With LLMNR and NBT-NS enabled, the victim machine asks all hosts on the network, via a broadcast message, if they know where “\\hackm” is. Our attacker, being the malicious fellow he is, lies about knowing the location of the non-existent share. Why? Because the victim machine sends over its Windows login credentials in an attempt to connect to that share.
Let’s now take a look at a real-world example: First, the attacker runs his or her LLMNR/NBT-NS poisoning tool, say, Responder (https://github.com/SpiderLabs/Responder), which actively attempts to poison LLMNR/NBT-NS and capture user hashes.
Next, the victim incorrectly types in a file share. For simplicity and proof of concept, the incorrect file share typed in is \\192.168.134.166, which happens to be the IP of the hacker machine.
With this mistake, Responder should catch the victim hash: User fcastle in the HACKER domain has sent over an NTLMv2 hash.
The captured hash can be run through a cracking tool, such as John the Ripper. Here, the password is easily cracked and is “Hacker123”.
It is that simple. The captured password can now be used to attempt to log in to other critical network assets.
What are the best defenses against this attack?
The best defense in this case is to disable LLMNR and NBT-NS.

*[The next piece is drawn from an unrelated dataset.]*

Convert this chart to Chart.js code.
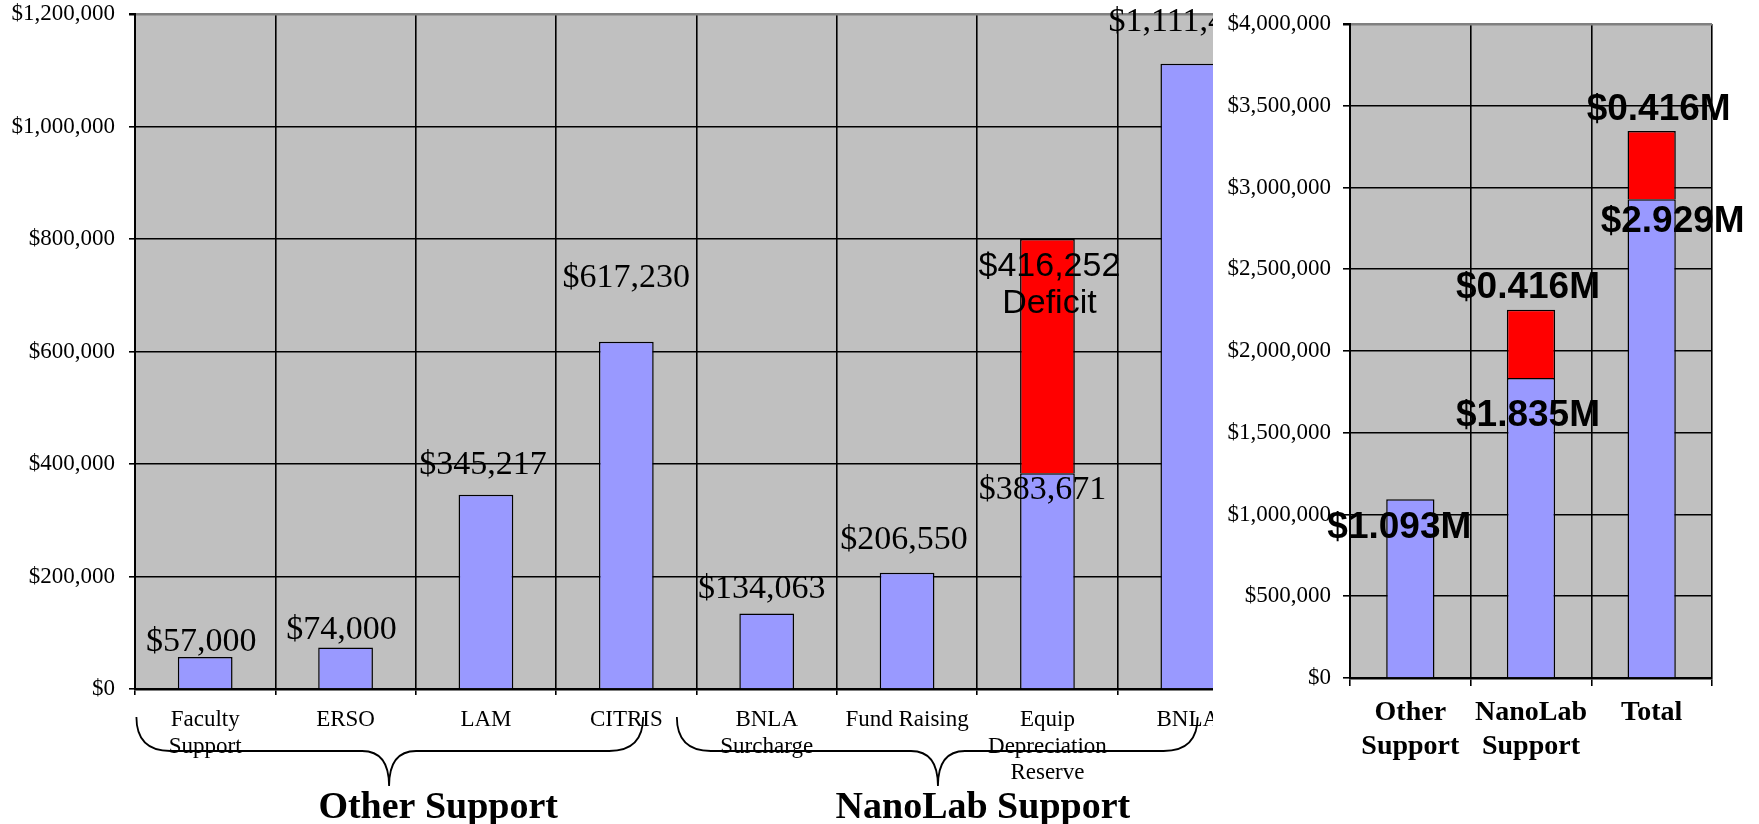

- To disable LLMNR, select “Turn OFF Multicast Name Resolution” under Local Computer Policy > Computer Configuration > Administrative Templates > Network > DNS Client in the Group Policy Editor.
- To disable NBT-NS, navigate to Network Connections > Network Adapter Properties > TCP/IPv4 Properties > Advanced tab > WINS tab and select “Disable NetBIOS over TCP/IP”.
If a company must use or cannot disable LLMNR/NBT-NS, the best course of action is to:
- Require Network Access Control. If an attacker cannot get onto the network, the attack cannot be performed.
- Require strong user passwords (e.g., >12 characters in length and limit common word usage). The more complex the password, the harder it is for an attacker to crack the hash.